*Given data:*

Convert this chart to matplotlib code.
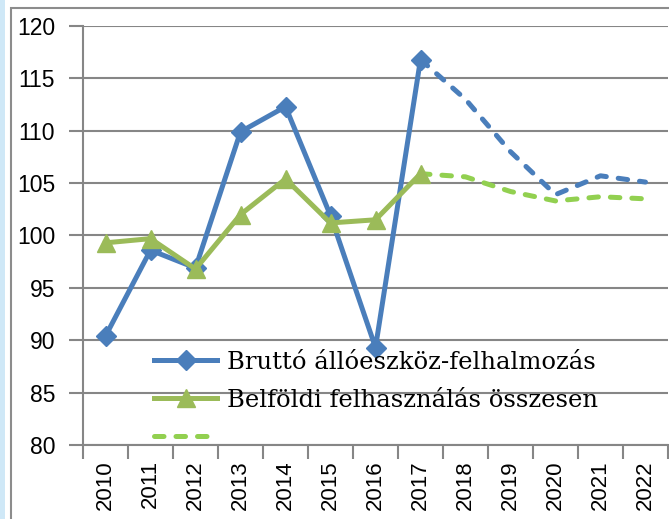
import matplotlib
matplotlib.use('Agg')
import matplotlib.pyplot as plt
import numpy as np
from matplotlib.patches import Rectangle

years = ['2010', '2011', '2012', '2013', '2014', '2015', '2016',
         '2017', '2018', '2019', '2020', '2021', '2022']

# tenyadat 2010-2017, elorejelzes 2017-2022
brutto_fact = [90.4, 98.6, 96.9, 109.9, 112.3, 101.9, 89.3, 116.8]
brutto_fcst = [116.8, 113.0, 108.0, 103.9, 105.7, 105.1]
belfoldi_fact = [99.3, 99.7, 96.8, 102.0, 105.4, 101.2, 101.5, 105.9]
belfoldi_fcst = [105.9, 105.6, 104.2, 103.3, 103.7, 103.5]

label_brutto = 'Bruttó állóeszköz-felhalmozás'
label_belfoldi = 'Belföldi felhasználás összesen'

BLUE = '#4a7ebb'
GREEN = '#9bbb59'
LGREEN = '#92d050'
GRID = '#868686'

fig = plt.figure(figsize=(6.69, 5.19), dpi=100)
ax = fig.add_axes([83/669, 74/519, 585/669, 419/519])

x = np.arange(len(years))
xf = x[7:]
dash = (0, (1.9, 2.4))

ax.plot(x[:8], brutto_fact, color=BLUE, lw=3.6, marker='D', ms=10,
        label=label_brutto, zorder=3)
ax.plot(x[:8], belfoldi_fact, color=GREEN, lw=3.6, marker='^', ms=13,
        label=label_belfoldi, zorder=4)
ax.plot(xf, brutto_fcst, color=BLUE, lw=3.6, ls=dash,
        dash_capstyle='round', zorder=3)
ax.plot(xf, belfoldi_fcst, color=LGREEN, lw=3.6, ls=dash,
        dash_capstyle='round', label=' ', zorder=3)

ax.set_xlim(-0.5, len(years) - 0.5)
ax.set_ylim(80, 120)
ax.set_yticks(np.arange(80, 121, 5))
ax.set_xticks(x)
ax.set_xticklabels(years, rotation=90, fontsize=16, family='Liberation Sans')
ax.set_xticks(np.arange(-0.5, len(years), 1), minor=True)
for lab in ax.get_yticklabels():
    lab.set_fontsize(16.5)
    lab.set_family('Liberation Sans')

ax.tick_params(axis='x', which='major', length=0, pad=11)
ax.tick_params(axis='x', which='minor', length=10, width=1.5, color=GRID)
ax.tick_params(axis='y', length=10, width=1.5, color=GRID, pad=10)

ax.yaxis.grid(True, color=GRID, lw=1.5)
ax.set_axisbelow(True)
for s in ['top', 'right']:
    ax.spines[s].set_visible(False)
for s in ['left', 'bottom']:
    ax.spines[s].set_color(GRID)
    ax.spines[s].set_linewidth(1.5)

leg = ax.legend(loc='lower left', bbox_to_anchor=(0.105, -0.035), frameon=False,
                prop={'family': 'DejaVu Serif', 'size': 17.5},
                handlelength=2.6, handletextpad=0.4, labelspacing=0.62,
                borderaxespad=0)

# ramka es bal oldali csik
fig.patches.append(Rectangle((11/669, -0.01), 1.0, 1 - 8/519 + 0.01,
                             transform=fig.transFigure, fill=False,
                             edgecolor='#8c8c8c', lw=1.5))
fig.patches.append(Rectangle((0, 0), 5/669, 1, transform=fig.transFigure,
                             facecolor='#cfe8f7', edgecolor='none'))

fig.savefig('out.png', dpi=100)
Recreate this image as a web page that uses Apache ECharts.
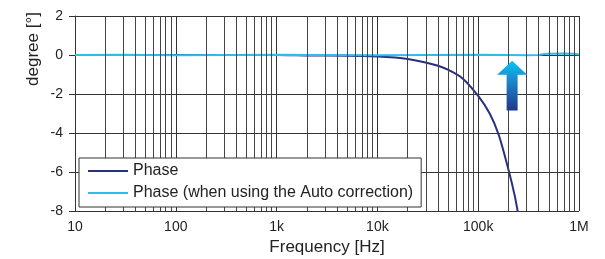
<!DOCTYPE html>
<html>
<head>
<meta charset="utf-8">
<script src="https://cdn.jsdelivr.net/npm/echarts@6/dist/echarts.min.js"></script>
<style>
  html, body { margin: 0; padding: 0; background: #fff; }
  #chart { width: 605px; height: 259px; }
</style>
</head>
<body>
<div id="chart"></div>
<script>
// frequency ticks (decades) and their labels
var decades = [1, 2, 3, 4, 5, 6];
var tickLabels = ['10', '100', '1k', '10k', '100k', '1M'];

// Phase without correction
var phaseFreq = [10, 20, 50, 100, 200, 500, 1000, 2000, 5000, 10000, 15000, 20000, 30000, 40000, 50000, 70000, 100000, 130000, 160000, 200000, 230000, 250000];
var phaseVal  = [0, 0, 0, 0, 0, 0, 0, -0.02, -0.04, -0.08, -0.13, -0.2, -0.38, -0.55, -0.75, -1.2, -2.1, -3.0, -4.1, -5.9, -7.2, -8.2];

// Phase with auto correction
var autoFreq = [10, 30, 100, 300, 1000, 3000, 10000, 30000, 100000, 200000, 300000, 400000, 450000, 500000, 700000, 900000, 1000000];
var autoVal  = [0, 0.01, -0.01, 0, 0.01, 0, -0.01, 0, 0.01, 0, -0.01, 0, 0.05, 0.07, 0.08, 0.06, 0.03];

function toPoints(f, v) {
    return f.map(function(x, i) { return [Math.log10(x), v[i]]; });
}

// minor grid lines at 2..9 x each decade
var minorLines = [];
for (var d = 1; d < 6; d++) {
    for (var k = 2; k <= 9; k++) {
        minorLines.push({ xAxis: Math.log10(k * Math.pow(10, d)) });
    }
}

var chart = echarts.init(document.getElementById('chart'));
var font = 'Liberation Sans, Arial, Helvetica, sans-serif';

var option = {
    animation: false,
    grid: { left: 75, right: 26, top: 16, bottom: 48, outerBoundsMode: 'none', containLabel: false },
    textStyle: { fontFamily: font },
    xAxis: {
        type: 'value',
        min: 1, max: 6, interval: 1,
        name: 'Frequency [Hz]',
        nameLocation: 'middle',
        nameGap: 25,
        nameTextStyle: { fontSize: 17, color: '#222', fontFamily: font },
        axisLine: { show: true, lineStyle: { color: '#333', width: 1 } },
        axisTick: { show: false },
        axisLabel: {
            fontSize: 14, color: '#222', margin: 9, fontFamily: font,
            formatter: function(v) { return tickLabels[decades.indexOf(Math.round(v))] || ''; }
        },
        splitLine: { show: true, lineStyle: { color: '#333', width: 1 } }
    },
    yAxis: {
        type: 'value',
        min: -8, max: 2, interval: 2,
        axisLine: { show: true, lineStyle: { color: '#333', width: 1 } },
        axisTick: { show: true, length: 6, lineStyle: { color: '#333' } },
        axisLabel: { fontSize: 14, color: '#222', margin: 12, fontFamily: font },
        splitLine: { show: true, lineStyle: { color: '#333', width: 1 } }
    },
    legend: {
        orient: 'vertical',
        left: 79, top: 158,
        z: 20,
        backgroundColor: '#fff',
        borderColor: '#333', borderWidth: 1, borderRadius: 0,
        padding: [5, 8, 6, 9],
        itemWidth: 40, itemHeight: 2, itemGap: 6,
        icon: 'rect',
        textStyle: { fontSize: 16, color: '#222', fontFamily: font, lineHeight: 16 },
        data: ['Phase', 'Phase (when using the Auto correction)']
    },
    series: [
        {
            name: 'grid',
            type: 'line',
            data: [],
            silent: true,
            markLine: {
                silent: true,
                symbol: 'none',
                label: { show: false },
                lineStyle: { color: '#444', width: 1, type: 'solid' },
                emphasis: { disabled: true },
                data: minorLines
            }
        },
        {
            name: 'Phase',
            type: 'line',
            data: toPoints(phaseFreq, phaseVal),
            symbol: 'none',
            smooth: 0.3,
            color: '#27307f',
            lineStyle: { width: 2, color: '#27307f' }
        },
        {
            name: 'Phase (when using the Auto correction)',
            type: 'line',
            data: toPoints(autoFreq, autoVal),
            symbol: 'none',
            color: '#2cbdec',
            lineStyle: { width: 2, color: '#2cbdec' }
        }
    ]
};

chart.setOption(option);

// gradient arrow annotation near 217 kHz
var ax = Math.log10(217000);
var tip = chart.convertToPixel({ gridIndex: 0 }, [ax, -0.3]);
var base = chart.convertToPixel({ gridIndex: 0 }, [ax, -2.85]);
var headH = 14, headW = 15, shaftW = 5.5;
var hb = tip[1] + headH;
chart.setOption({
    graphic: [
        {
            type: 'polygon',
            z: 100,
            shape: {
                points: [
                    [tip[0], tip[1]],
                    [tip[0] + headW, hb],
                    [tip[0] + shaftW, hb],
                    [tip[0] + shaftW, base[1]],
                    [tip[0] - shaftW, base[1]],
                    [tip[0] - shaftW, hb],
                    [tip[0] - headW, hb]
                ]
            },
            style: {
                fill: new echarts.graphic.LinearGradient(0, 0, 0, 1, [
                    { offset: 0, color: '#05c6f4' },
                    { offset: 0.35, color: '#1a8fd0' },
                    { offset: 1, color: '#20368a' }
                ])
            }
        },
        {
            type: 'text',
            left: 25, top: 12,
            rotation: Math.PI / 2,
            style: {
                text: 'degree [°]',
                font: '17px ' + font,
                fill: '#222'
            }
        }
    ]
});
</script>
</body>
</html>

*What you will do:*
Reproduce the data above word for word from its first line through the line that holds "width=1.5, color=GRID, pad=10)", both ends included; skip pictures.

*Reply:*
Convert this chart to matplotlib code.
import matplotlib
matplotlib.use('Agg')
import matplotlib.pyplot as plt
import numpy as np
from matplotlib.patches import Rectangle

years = ['2010', '2011', '2012', '2013', '2014', '2015', '2016',
         '2017', '2018', '2019', '2020', '2021', '2022']

# tenyadat 2010-2017, elorejelzes 2017-2022
brutto_fact = [90.4, 98.6, 96.9, 109.9, 112.3, 101.9, 89.3, 116.8]
brutto_fcst = [116.8, 113.0, 108.0, 103.9, 105.7, 105.1]
belfoldi_fact = [99.3, 99.7, 96.8, 102.0, 105.4, 101.2, 101.5, 105.9]
belfoldi_fcst = [105.9, 105.6, 104.2, 103.3, 103.7, 103.5]

label_brutto = 'Bruttó állóeszköz-felhalmozás'
label_belfoldi = 'Belföldi felhasználás összesen'

BLUE = '#4a7ebb'
GREEN = '#9bbb59'
LGREEN = '#92d050'
GRID = '#868686'

fig = plt.figure(figsize=(6.69, 5.19), dpi=100)
ax = fig.add_axes([83/669, 74/519, 585/669, 419/519])

x = np.arange(len(years))
xf = x[7:]
dash = (0, (1.9, 2.4))

ax.plot(x[:8], brutto_fact, color=BLUE, lw=3.6, marker='D', ms=10,
        label=label_brutto, zorder=3)
ax.plot(x[:8], belfoldi_fact, color=GREEN, lw=3.6, marker='^', ms=13,
        label=label_belfoldi, zorder=4)
ax.plot(xf, brutto_fcst, color=BLUE, lw=3.6, ls=dash,
        dash_capstyle='round', zorder=3)
ax.plot(xf, belfoldi_fcst, color=LGREEN, lw=3.6, ls=dash,
        dash_capstyle='round', label=' ', zorder=3)

ax.set_xlim(-0.5, len(years) - 0.5)
ax.set_ylim(80, 120)
ax.set_yticks(np.arange(80, 121, 5))
ax.set_xticks(x)
ax.set_xticklabels(years, rotation=90, fontsize=16, family='Liberation Sans')
ax.set_xticks(np.arange(-0.5, len(years), 1), minor=True)
for lab in ax.get_yticklabels():
    lab.set_fontsize(16.5)
    lab.set_family('Liberation Sans')

ax.tick_params(axis='x', which='major', length=0, pad=11)
ax.tick_params(axis='x', which='minor', length=10, width=1.5, color=GRID)
ax.tick_params(axis='y', length=10, width=1.5, color=GRID, pad=10)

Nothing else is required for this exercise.